O ficar em casa fez com que, inicialmente, as pessoas começassem a fazer limpezas, arrumar gavetas, cozinhar, varrer, lavar, etc. e isso passou a ser um castigo e não algo agradável.
Todo mundo reclamava de não ter tempo, mas, porem quando algo da natureza do Covid acontece, as pessoas se perdem de si mesmas. As relações afetivas, sociais e familiares mudaram. Ter que reaprender a conviver com os membros da família, dividir espaços e tarefas ficou muito complicado. Reorganizar o mundo, entender o que está acontecendo, aceitar tantas mudanças em pouco tempo fica muito difícil para aquelas pessoas que não tinham espaços, internos e externos, para si mesmas.
2. Quem sofre mais? Crianças, adultos ou idosos. E por que?
A pandemia traz muita dor tanto para crianças quanto para adultos e idosos. Porém, o adulto e o idoso podem entender, cognitivamente falando, melhor todas essas situações de isolamento. Os não abraços, os não beijos e os não toques. O uso de máscaras, o tirar sapatos para entrar em casa, o lavar as mãos. Isso nos assusta. Tem idoso que não aceita bem o limite imposto para protegê-los e se irrita por não poder sair. Mas para acriança que precisa se adaptar a essas mudanças isto pode causar uma certa irritabilidade, uma dificuldade de expressas sentimentos que ela mesma ainda não entende. Uma dificuldade de entender que não pode mais brincar com o amigo, ir ao parque, ir à escola. As crianças têm muita energia e precisam gastá-la. É o momento do adulto inventar brincadeiras e aproveitar para estar próximo às crianças e com isso próximo a sua criança interior.
3. Como amenizar os efeitos do isolamento?
Pensar um pouco sobre o s caminhos que fazemos, sobre as decisões que tomamos. Precisamos nos conhecer para conhecer o outro. Estamos tendo a oportunidade de aprender a empatia, a espontaneidade, a criatividade. Estamos tendo que fazer diferente. Transformar essa situação é o melhor caminho para os efeitos contra o isolamento.
Olhar para o seu coração, olhar para o que está sentindo, se permitir ser sem as máscaras que criamos para nós mesmos a fim de suportar a realidade, apesar das máscaras que temos que usar em função da pandemia.

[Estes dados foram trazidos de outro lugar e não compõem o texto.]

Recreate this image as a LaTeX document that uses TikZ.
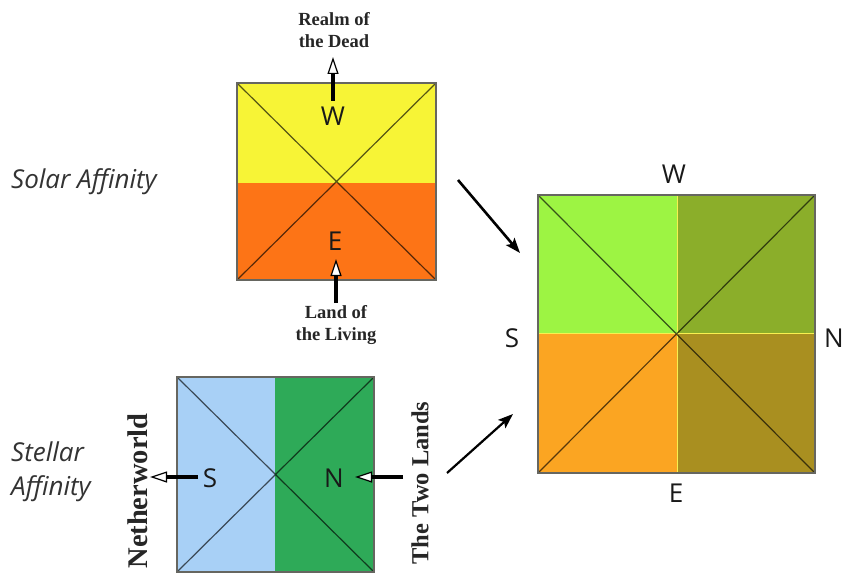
\documentclass[tikz,border=0pt]{standalone}
\usepackage{fontspec}
\setmainfont{Open Sans}
\newfontfamily\lblfont{Liberation Serif}
\usetikzlibrary{arrows.meta}
\definecolor{cYel}{HTML}{F7F436}
\definecolor{cOrg}{HTML}{FD7416}
\definecolor{cBlue}{HTML}{A8D0F6}
\definecolor{cGrn}{HTML}{2EAA58}
\definecolor{cTL}{HTML}{9DF443}
\definecolor{cTR}{HTML}{8BAE2A}
\definecolor{cBL}{HTML}{FBA522}
\definecolor{cBR}{HTML}{A98F20}
\definecolor{cDiv}{HTML}{F8F050}
\definecolor{cBorder}{HTML}{666660}
\begin{document}
\begin{tikzpicture}[x=1pt,y=-1pt,
  border/.style={draw=cBorder, line width=1.3pt},
  diag/.style={draw=black, draw opacity=0.65, line width=1.2pt},
  divline/.style={draw=cDiv, line width=0.9pt},
  dirlab/.style={inner sep=0pt, font=\fontsize{26}{30}\selectfont, text=black!90},
  lbl/.style={inner sep=0pt, align=center, font=\lblfont\bfseries\fontsize{18.5}{22}\selectfont, text=black!85},
  affin/.style={inner sep=0pt, align=left, font=\itshape\fontsize{26}{34}\selectfont, text=black!80},
  openarr/.style={line width=3.6pt, -{Triangle[fill=white, length=17pt, width=11pt, line width=1.2pt]}},
  bigarr/.style={line width=2.6pt, -{Stealth[length=15pt, width=11pt, inset=3pt]}}
]
\useasboundingbox (0,0) rectangle (845,575);

% ---------- Solar square ----------
\fill[cYel] (237,83) rectangle (436,183);
\fill[cOrg] (237,183) rectangle (436,280);
\draw[diag] (237,83) -- (436,280) (436,83) -- (237,280);
\node[border, inner sep=0pt, minimum width=199pt, minimum height=197pt] (solar) at (336.5,181.5) {};

\node[dirlab] (sW) at (333,116) {W};
\node[dirlab] (sE) at (335,241) {E};
\node[lbl] (realm) at (334,30) {Realm of\\the Dead};
\node[lbl] (land) at (336,325) {Land of\\the Living};
\coordinate (wbase) at (333,101);
\coordinate (ebase) at (336,303);
\draw[openarr] (wbase) -- (333,57);
\draw[openarr] (ebase) -- (336,259);

\node[affin, anchor=base west] (solaraff) at (11,188) {Solar Affinity};

% ---------- Stellar square ----------
\fill[cBlue] (177,377) rectangle (275,572);
\fill[cGrn] (275,377) rectangle (374,572);
\draw[diag] (177,377) -- (374,572) (374,377) -- (177,572);
\node[border, inner sep=0pt, minimum width=197pt, minimum height=195pt] (stellar) at (275.5,474.5) {};

\node[dirlab] (tS) at (210,478) {S};
\node[dirlab] (tN) at (334,478) {N};
\coordinate (sbase) at (198,477);
\coordinate (nbase) at (403,477);
\draw[openarr] (sbase) -- (150,477);
\draw[openarr] (nbase) -- (355,477);

\node[lbl, rotate=90, font=\lblfont\bfseries\fontsize{28.5}{30}\selectfont] (nether) at (138,491) {Netherworld};
\node[lbl, rotate=90, font=\lblfont\bfseries\fontsize{24.5}{28}\selectfont] (twolands) at (420,483) {The Two Lands};

\node[affin, anchor=base west] (stellaraff) at (11,495) {Stellar\\Affinity};

% ---------- Combined square ----------
\fill[cTL] (538,195) rectangle (677,333);
\fill[cTR] (677,195) rectangle (815,333);
\fill[cBL] (538,333) rectangle (677,473);
\fill[cBR] (677,333) rectangle (815,473);
\draw[divline] (677,195) -- (677,473) (538,333) -- (815,333);
\draw[diag] (538,195) -- (815,473) (815,195) -- (538,473);
\node[border, inner sep=0pt, minimum width=277pt, minimum height=278pt] (comb) at (676.5,334) {};

\node[dirlab] (cW) at (674,174) {W};
\node[dirlab] (cE) at (676,493) {E};
\node[dirlab] (cS) at (512,338) {S};
\node[dirlab] (cN) at (834,338) {N};

% ---------- Big arrows ----------
\coordinate (a1s) at (458,180);
\coordinate (a1e) at (520,253);
\coordinate (a2s) at (447,473);
\coordinate (a2e) at (513,414);
\draw[bigarr] (a1s) -- (a1e);
\draw[bigarr, line width=2.2pt] (a2s) -- (a2e);
\end{tikzpicture}
\end{document}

Olhar de uma forma diferente para nossa casa, o nosso abrigo. Olhar para dentro de nós como se fôssemos o nosso templo. Mudar a forma como organizamos nossa casa. A casa é um espelho da percepção que temos de nós e do mundo num determinado momento da nossa vida. A casa oferece pistas valiosas dos valores e crenças que nos caracterizam num nível mais profundo, ela espelha tanto nossos comportamentos atuais quanto traços mais permanentes da nossa personalidade. A casa pode oferecer um espaço de reconhecimento da nossa identidade, em especial para nós mesmos. Veja, temos a oportunidade de voltar a enxergar a casa, as pessoas que nela habitam. Voltar a olhar nos olhos daqueles que estão ao nosso lado. Brincar, pisar a terra, cozinhar, costurar, fazer com as mãos. Fazer com amor.
4. Outras considerações.
Quero deixar uma reflexão por meio do poema “MUDE” de Edson Marques que é muito válida para esse momento
“Mude, mas comece devagar, porque a direção é mais importante que a velocidade. Sente-se em outra cadeira, no outro lado da mesa. Mais tarde, mude de mesa. {...} “O mais importante é a mudança, o movimento, o dinamismo, a energia. Só o que está morto não muda! Repito por pura alegria de viver: a salvação é pelo risco, sem o qual a vida não vale a pena!”